Montou um veículo de 3 metros de comprimento e 1,5 metro de altura, com apenas três rodas. "A terceira roda elimina o esforço vertical que o condutor precisa aplicar para manter o carrinho alinhado."
O compartimento de carga é feito com uma estrutura, mais leve, de aço-carbono; os freios vieram de uma motocicleta. Foram aplicados espelhos retrovisores, adesivos reflexivos e pisca-pisca para aumentar a sua segurança.
 

Os professores gostaram e deram nota alta ao carrinho, cujo projeto foi embasado em um relatório povoado de equações. Ele preferiu, porém, testar sua invenção com quem pouco sabe de matemática além de contas simples de adição e subtração. Deixou o carrinho para o test-drive em um ferro-velho em Santo Amaro (zona sul da capital), onde o veículo se transformou em objeto de desejo. "Nesta prova de rua, ainda não fui aprovado", reconhece.

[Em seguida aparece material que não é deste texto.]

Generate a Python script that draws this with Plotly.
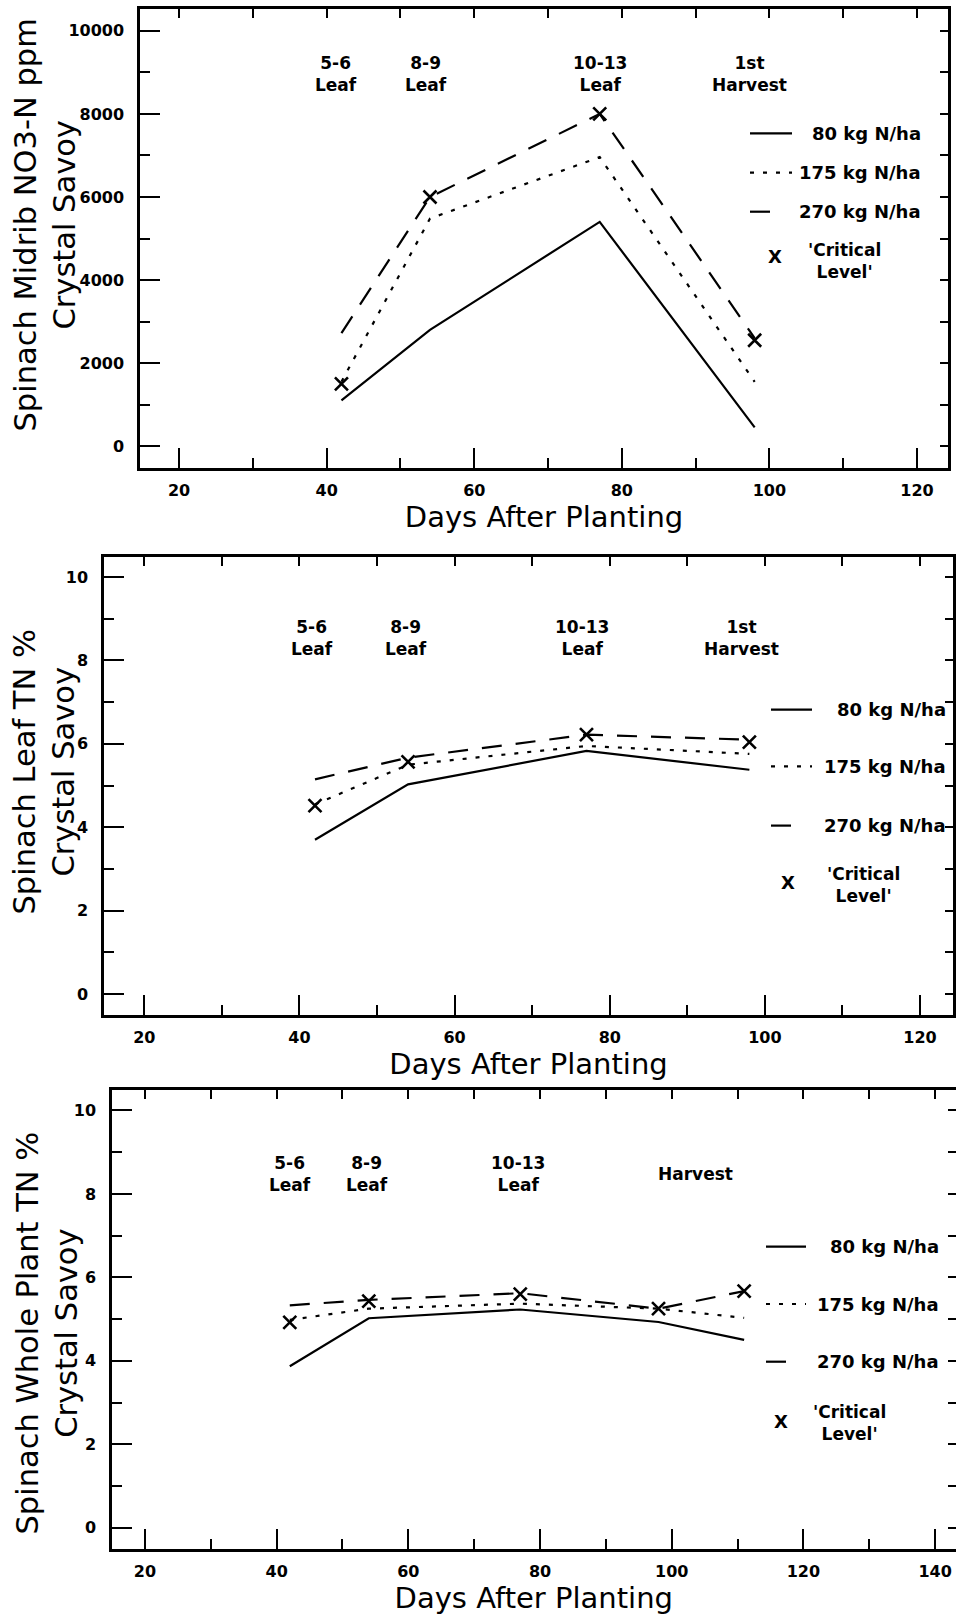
import plotly.graph_objects as go

# ---------------- data ----------------
days = [42, 54, 77, 98]
days_wp = [42, 54, 77, 98, 111]

midrib_80 = [1100, 2800, 5400, 450]
midrib_175 = [1550, 5480, 6960, 1550]
midrib_270 = [2720, 6000, 8000, 2600]
midrib_crit = [1500, 6000, 8000, 2550]

leaf_80 = [3.70, 5.03, 5.83, 5.38]
leaf_175 = [4.55, 5.50, 5.95, 5.76]
leaf_270 = [5.15, 5.67, 6.22, 6.10]
leaf_crit = [4.52, 5.57, 6.22, 6.04]

wp_80 = [3.87, 5.02, 5.23, 4.93, 4.50]
wp_175 = [4.98, 5.25, 5.37, 5.25, 5.03]
wp_270 = [5.33, 5.46, 5.62, 5.25, 5.67]
wp_crit = [4.92, 5.43, 5.60, 5.25, 5.67]

series_names = ["80 kg N/ha", "175 kg N/ha", "270 kg N/ha"]
crit_name = "'Critical<br>Level'"

stage_text_ab = ["5-6<br>Leaf", "8-9<br>Leaf", "10-13<br>Leaf", "1st<br>Harvest"]
stage_text_c = ["5-6<br>Leaf", "8-9<br>Leaf", "10-13<br>Leaf", "Harvest"]
stage_x_a = [41.3, 53.5, 77.0, 97.3]
stage_x_b = [41.6, 53.7, 76.4, 97.0]
stage_x_c = [42.0, 53.8, 76.7, 103.6]

x_ticks_ab = [20, 40, 60, 80, 100, 120]
x_ticks_c = [20, 40, 60, 80, 100, 120, 140]
y_ticks_midrib = [0, 2000, 4000, 6000, 8000, 10000]
y_ticks_pct = [0, 2, 4, 6, 8, 10]

y_titles = [
    "Spinach Midrib NO3-N ppm<br>Crystal Savoy",
    "Spinach Leaf TN %<br>Crystal Savoy",
    "Spinach Whole Plant TN %<br>Crystal Savoy",
]
x_title = "Days After Planting"

# ---------------- layout helpers ----------------
W, H = 956, 1615
FONT = "DejaVu Sans"
def fx(px):
    return px / W
def fy(py):
    return 1 - py / H

dash_styles = ["solid", "4px,9px", "20px,14px"]

panels = [
    dict(x=days, ys=[midrib_80, midrib_175, midrib_270], crit=midrib_crit,
         xdom=(140, 948), ydom=(9, 468), xr=[14.7, 124.2], yr=[-527, 10527],
         xt=x_ticks_ab, yt=y_ticks_midrib, xminor=10, yminor=1000,
         ytitle=y_titles[0], ytitle_pos=(44.5, 225),
         stage_x=stage_x_a, stage_text=stage_text_ab, stage_py=73.5,
         leg=dict(lx=(750, 792), rows=(133.3, 172.7, 211.7), tr=923,
                  xm=(775, 256.7), ct=(844, 261))),
    dict(x=days, ys=[leaf_80, leaf_175, leaf_270], crit=leaf_crit,
         xdom=(104, 953), ydom=(557, 1015), xr=[14.8, 124.25], yr=[-0.5, 10.48],
         xt=x_ticks_ab, yt=y_ticks_pct, xminor=10, yminor=1,
         ytitle=y_titles[1], ytitle_pos=(43.5, 772),
         stage_x=stage_x_b, stage_text=stage_text_ab, stage_py=638,
         leg=dict(lx=(771, 812), rows=(709.7, 766.3, 825.6), tr=948,
                  xm=(788, 882.9), ct=(863.5, 884.7))),
    dict(x=days_wp, ys=[wp_80, wp_175, wp_270], crit=wp_crit,
         xdom=(112, 955.5), ydom=(1090, 1549), xr=[15.0, 143.1], yr=[-0.51, 10.49],
         xt=x_ticks_c, yt=y_ticks_pct, xminor=10, yminor=1,
         ytitle=y_titles[2], ytitle_pos=(46.5, 1333),
         stage_x=stage_x_c, stage_text=stage_text_c, stage_py=1173.5,
         leg=dict(lx=(766, 806), rows=(1246.7, 1304, 1361.7), tr=941,
                  xm=(781, 1421), ct=(849, 1422.8))),
]

fig = go.Figure()
layout = dict(
    width=W, height=H, margin=dict(l=0, r=0, t=0, b=0),
    paper_bgcolor="white", plot_bgcolor="white", showlegend=False,
    font=dict(family=FONT, color="black"),
)
annotations = []
shapes = []

tick_font = dict(family=FONT, size=16, color="black", weight="bold")

for i, p in enumerate(panels, start=1):
    xa = "x" if i == 1 else f"x{i}"
    ya = "y" if i == 1 else f"y{i}"
    xkey = "xaxis" if i == 1 else f"xaxis{i}"
    ykey = "yaxis" if i == 1 else f"yaxis{i}"
    tx = f"x{i + 3}"
    ty = f"y{i + 3}"
    # data lines
    for ys, dsh, nm in zip(p["ys"], dash_styles, series_names):
        fig.add_trace(go.Scatter(x=p["x"], y=ys, mode="lines", name=nm,
                                 line=dict(color="black", width=2.2, dash=dsh),
                                 xaxis=xa, yaxis=ya))
    fig.add_trace(go.Scatter(x=p["x"], y=p["crit"], mode="markers", name="'Critical Level'",
                             marker=dict(symbol="x-thin", size=13, color="black",
                                         line=dict(color="black", width=2.6)),
                             xaxis=xa, yaxis=ya))
    # empty traces so the frame axes (top / right) are drawn
    fig.add_trace(go.Scatter(x=[], y=[], xaxis=tx, yaxis=ya, showlegend=False, hoverinfo="skip"))
    fig.add_trace(go.Scatter(x=[], y=[], xaxis=xa, yaxis=ty, showlegend=False, hoverinfo="skip"))

    xdom = [fx(p["xdom"][0]), fx(p["xdom"][1])]
    ydom = [fy(p["ydom"][1]), fy(p["ydom"][0])]
    layout[xkey] = dict(
        domain=xdom, anchor=ya, range=p["xr"], tickmode="array", tickvals=p["xt"],
        ticktext=[str(v) for v in p["xt"]],
        ticks="inside", ticklen=20, tickwidth=2, tickcolor="black",
        minor=dict(ticks="inside", ticklen=10, tickwidth=2, tickcolor="black",
                   dtick=p["xminor"], tick0=0),
        showline=True, linewidth=2.5, linecolor="black", mirror=False,
        showgrid=False, zeroline=False, tickfont=tick_font, ticklabelstandoff=6,
        title=dict(text=x_title, font=dict(family=FONT, size=29, color="black"), standoff=5),
    )
    layout[ykey] = dict(
        domain=ydom, anchor=xa, range=p["yr"], tickmode="array", tickvals=p["yt"],
        ticktext=[str(v) for v in p["yt"]],
        ticks="inside", ticklen=20, tickwidth=2, tickcolor="black",
        minor=dict(ticks="inside", ticklen=10, tickwidth=2, tickcolor="black",
                   dtick=p["yminor"], tick0=0),
        showline=True, linewidth=2.5, linecolor="black", mirror=False,
        showgrid=False, zeroline=False, tickfont=tick_font, ticklabelstandoff=10,
    )
    # overlay axes for the top and right frame with short ticks
    layout[f"xaxis{i + 3}"] = dict(
        overlaying=xa, anchor=ya, side="top", range=p["xr"], dtick=p["xminor"], tick0=0,
        ticks="inside", ticklen=9, tickwidth=2, tickcolor="black", showticklabels=False,
        showline=True, linewidth=2.5, linecolor="black", showgrid=False, zeroline=False,
    )
    layout[f"yaxis{i + 3}"] = dict(
        overlaying=ya, anchor=xa, side="right", range=p["yr"], dtick=p["yminor"], tick0=0,
        ticks="inside", ticklen=8, tickwidth=2, tickcolor="black", showticklabels=False,
        showline=True, linewidth=2.5, linecolor="black", showgrid=False, zeroline=False,
    )
    # y title
    annotations.append(dict(
        text=p["ytitle"], textangle=-90, xref="paper", yref="paper",
        x=fx(p["ytitle_pos"][0]), y=fy(p["ytitle_pos"][1]), xanchor="center", yanchor="middle",
        showarrow=False, font=dict(family=FONT, size=30.5, color="black"),
    ))
    # growth stage labels
    for sx, st in zip(p["stage_x"], p["stage_text"]):
        annotations.append(dict(
            text=st, xref=xa, yref="paper", x=sx, y=fy(p["stage_py"]),
            xanchor="center", yanchor="middle", showarrow=False,
            font=dict(family=FONT, size=17, color="black", weight="bold"),
        ))
    # legend (drawn manually, as in the original figure)
    lg = p["leg"]
    for ry, dsh, nm in zip(lg["rows"], dash_styles, series_names):
        x1 = lg["lx"][1] if dsh != "20px,14px" else lg["lx"][0] + 20
        shapes.append(dict(type="line", xref="paper", yref="paper",
                           x0=fx(lg["lx"][0]), x1=fx(x1), y0=fy(ry), y1=fy(ry),
                           line=dict(color="black", width=2.2, dash=dsh)))
        annotations.append(dict(text=nm, xref="paper", yref="paper", x=fx(lg["tr"]), y=fy(ry),
                                xanchor="right", yanchor="middle", showarrow=False,
                                font=dict(family=FONT, size=18, color="black", weight="bold")))
    annotations.append(dict(text="X", xref="paper", yref="paper", x=fx(lg["xm"][0]), y=fy(lg["xm"][1]),
                            xanchor="center", yanchor="middle", showarrow=False,
                            font=dict(family=FONT, size=18, color="black", weight="bold")))
    annotations.append(dict(text=crit_name, xref="paper", yref="paper", x=fx(lg["ct"][0]), y=fy(lg["ct"][1]),
                            xanchor="center", yanchor="middle", showarrow=False,
                            font=dict(family=FONT, size=17, color="black", weight="bold")))

layout["annotations"] = annotations
layout["shapes"] = shapes
fig.update_layout(**layout)
fig.write_html("out.html")
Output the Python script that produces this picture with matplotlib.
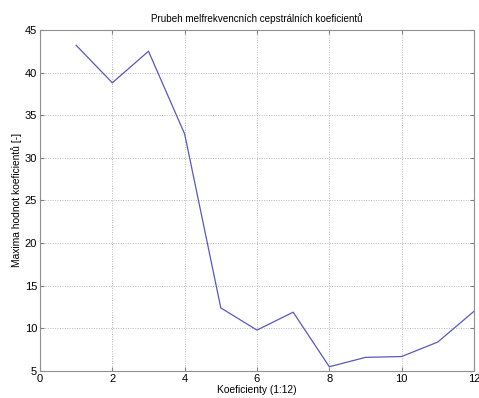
import numpy as np
import matplotlib.pyplot as plt

plt.rcParams['font.family'] = ['Liberation Sans', 'DejaVu Sans']

# maxima of each MFCC coefficient
koef = [1, 2, 3, 4, 5, 6, 7, 8, 9, 10, 11, 12]
maxima = [43.2, 38.8, 42.5, 32.8, 12.4, 9.8, 11.9, 5.5, 6.6, 6.7, 8.4, 12.0]

xticks = [0, 2, 4, 6, 8, 10, 12]
yticks = [5, 10, 15, 20, 25, 30, 35, 40, 45]

fig = plt.figure(figsize=(4.79, 3.98), dpi=100)
ax = fig.add_axes([0.0835, 0.0678, 0.906, 0.857])

ax.plot(koef, maxima, color='#5a5ab4', linewidth=0.9)

ax.set_xlim(0, 12)
ax.set_ylim(5, 45)
ax.set_xticks(xticks)
ax.set_yticks(yticks)
ax.grid(True, linestyle=(0, (1, 1.5)), color='#b8b8b8', linewidth=0.7)
ax.tick_params(direction='in', top=True, right=True, labelsize=8, length=3,
               color='#808080', pad=2)
for s in ax.spines.values():
    s.set_color('#909090')
    s.set_linewidth(0.8)

ax.set_title('Prubeh melfrekvencních cepstrálních koeficientů', fontsize=7.1, pad=6)
ax.set_xlabel('Koeficienty (1:12)', fontsize=7.4, labelpad=1)
ax.set_ylabel('Maxima hodnot koeficientů [-]', fontsize=7.4, labelpad=2)

fig.savefig('out.png', dpi=100)
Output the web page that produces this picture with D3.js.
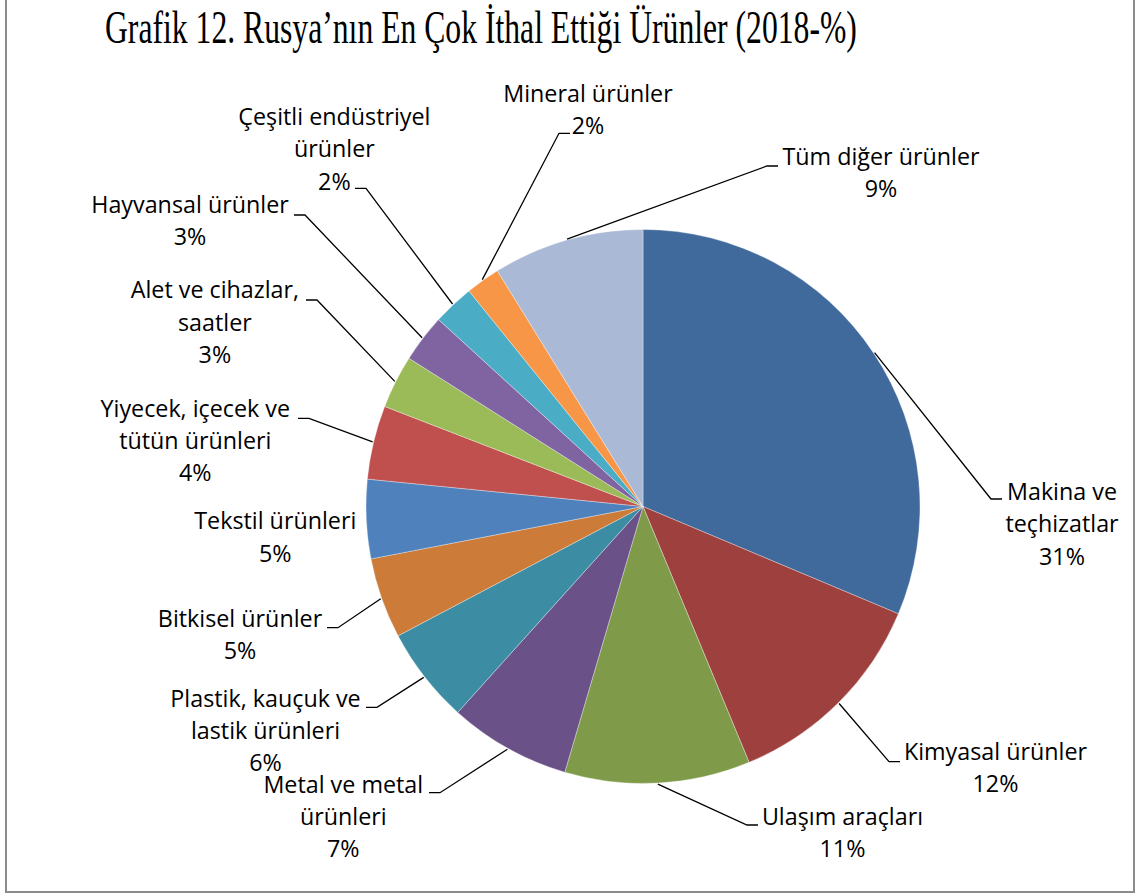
<!DOCTYPE html>
<html>
<head>
<meta charset="utf-8">
<script src="https://cdn.jsdelivr.net/npm/d3@7"></script>
<style>
  html, body { margin: 0; padding: 0; background: #fff; }
  svg { display: block; }
</style>
</head>
<body>
<svg id="chart" width="1136" height="895"></svg>
<script>
// ---- DATA ----
const title = "Grafik 12. Rusya’nın En Çok İthal Ettiği Ürünler (2018-%)";
const categories = [
  "Makina ve\nteçhizatlar",
  "Kimyasal ürünler",
  "Ulaşım araçları",
  "Metal ve metal\nürünleri",
  "Plastik, kauçuk ve\nlastik ürünleri",
  "Bitkisel ürünler",
  "Tekstil ürünleri",
  "Yiyecek, içecek ve\ntütün ürünleri",
  "Alet ve cihazlar,\nsaatler",
  "Hayvansal ürünler",
  "Çeşitli endüstriyel\nürünler",
  "Mineral ürünler",
  "Tüm diğer ürünler"
];
const values = [31.3, 12.4, 10.8, 7.1, 5.6, 4.7, 4.6, 4.3, 3.1, 2.8, 2.4, 2.0, 8.8];
const colors = ["#416A9C", "#9E413E", "#7F9B4A", "#6A5187", "#3C8DA4", "#CC7B38",
                "#4F81BD", "#C0504D", "#9BBB59", "#8064A2", "#4BACC6", "#F79646", "#AAB9D6"];

// ---- LAYOUT (label placement) ----
// cx: text centre, by: first baseline, ax/ay: leader end point, side: leader direction (0 = no leader)
const labelLayout = [
  {cx: 1062,  by: 500,   ax: 1002, ay: 499,   side:  1},
  {cx: 995.5, by: 760,   ax: 900,  ay: 761.7, side:  1},
  {cx: 842.5, by: 825,   ax: 758,  ay: 825,   side:  1},
  {cx: 343.3, by: 792.7, ax: 429,  ay: 792.7, side: -1},
  {cx: 265.5, by: 706.7, ax: 366,  ay: 707.3, side: -1},
  {cx: 240,   by: 626.7, ax: 327,  ay: 627.7, side: -1},
  {cx: 275.3, by: 529.3, ax: 0,    ay: 0,     side:  0},
  {cx: 195.3, by: 416.7, ax: 298,  ay: 418.3, side: -1},
  {cx: 214.9, by: 298.3, ax: 306,  ay: 300,   side: -1},
  {cx: 190,   by: 212.7, ax: 294,  ay: 215,   side: -1},
  {cx: 334.4, by: 125,   ax: 355,  ay: 188.3, side: -1},
  {cx: 588,   by: 101.7, ax: 570,  ay: 133.3, side:  1},
  {cx: 881,   by: 165,   ax: 778,  ay: 166,   side:  1}
];

const W = 1136, H = 895;
const cx = 643, cy = 506.5, R = 277;
const lineGap = 32.3;
const svg = d3.select("#chart");

// frame
svg.append("rect")
  .attr("x", 6).attr("y", -10).attr("width", 1128).attr("height", 902)
  .attr("fill", "#fff").attr("stroke", "#8c8c8c").attr("stroke-width", 2);

// title (condensed horizontally to the reference width)
const titleWidth = 752, titleX = 105, titleY = 43;
const tt = svg.append("text")
  .attr("x", 0).attr("y", 0)
  .attr("font-family", "'Liberation Serif', 'Times New Roman', serif")
  .attr("font-size", 46)
  .attr("fill", "#000")
  .text(title);
const natural = tt.node().getComputedTextLength() || titleWidth;
tt.attr("transform", `translate(${titleX},${titleY}) scale(${titleWidth / natural},1)`);

const total = d3.sum(values);
const pie = d3.pie().sort(null).value(d => d)(values);
const arc = d3.arc().innerRadius(0).outerRadius(R);

const g = svg.append("g").attr("transform", `translate(${cx},${cy})`);
g.selectAll("path.slice")
  .data(pie)
  .join("path")
  .attr("class", "slice")
  .attr("d", arc)
  .attr("fill", (d, i) => colors[i])
  .attr("stroke", "rgba(255,255,255,0.55)")
  .attr("stroke-width", 0.6);

// leader lines
const lead = svg.append("g");
pie.forEach((d, i) => {
  const L = labelLayout[i];
  if (!L.side) return;
  const a = (d.startAngle + d.endAngle) / 2;
  const sx = cx + (R + 1) * Math.sin(a);
  const sy = cy - (R + 1) * Math.cos(a);
  const ex = L.ax - L.side * 11;
  lead.append("polyline")
    .attr("points", `${sx},${sy} ${ex},${L.ay} ${L.ax},${L.ay}`)
    .attr("fill", "none")
    .attr("stroke", "#000")
    .attr("stroke-width", 1.3);
});

// labels
const lab = svg.append("g")
  .attr("font-family", "'Open Sans', 'Noto Sans', sans-serif")
  .attr("font-size", 23.3)
  .attr("fill", "#000")
  .attr("text-anchor", "middle");
pie.forEach((d, i) => {
  const L = labelLayout[i];
  const pct = Math.round(values[i] / total * 100) + "%";
  const lines = categories[i].split("\n").concat([pct]);
  const t = lab.append("text").attr("x", L.cx).attr("y", L.by);
  lines.forEach((s, k) => {
    t.append("tspan").attr("x", L.cx).attr("y", L.by + k * lineGap).text(s);
  });
});
</script>
</body>
</html>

O veículo está 10% menos pesado do que os carrinhos normais e, comprovadamente, exige menos esforço. "Os carroceiros acham que pode ser bem mais leve." E, para isso, nas horas vagas -atualmente trabalha em uma fábrica de componentes automotivos- faz novos cálculos. "Ainda não avancei muito", admite.
 

Enquanto sua invenção não sai do papel, afinal, está à procura de alguém que faça seu carrinho em série. Rafael diz ter aprendido, nessa experiência, o prazer de compartilhar a ciência. Ele vem ensinando crianças de comunidades pobres a se encantar com a ciência. "Vi que elas adoram essa experimentação, só falta quem apresente esse mundo a elas." Talvez ele não saiba, mas é muito mais fácil reinventar um carrinho puxado a tração humana do que ensinar ciências nas escolas.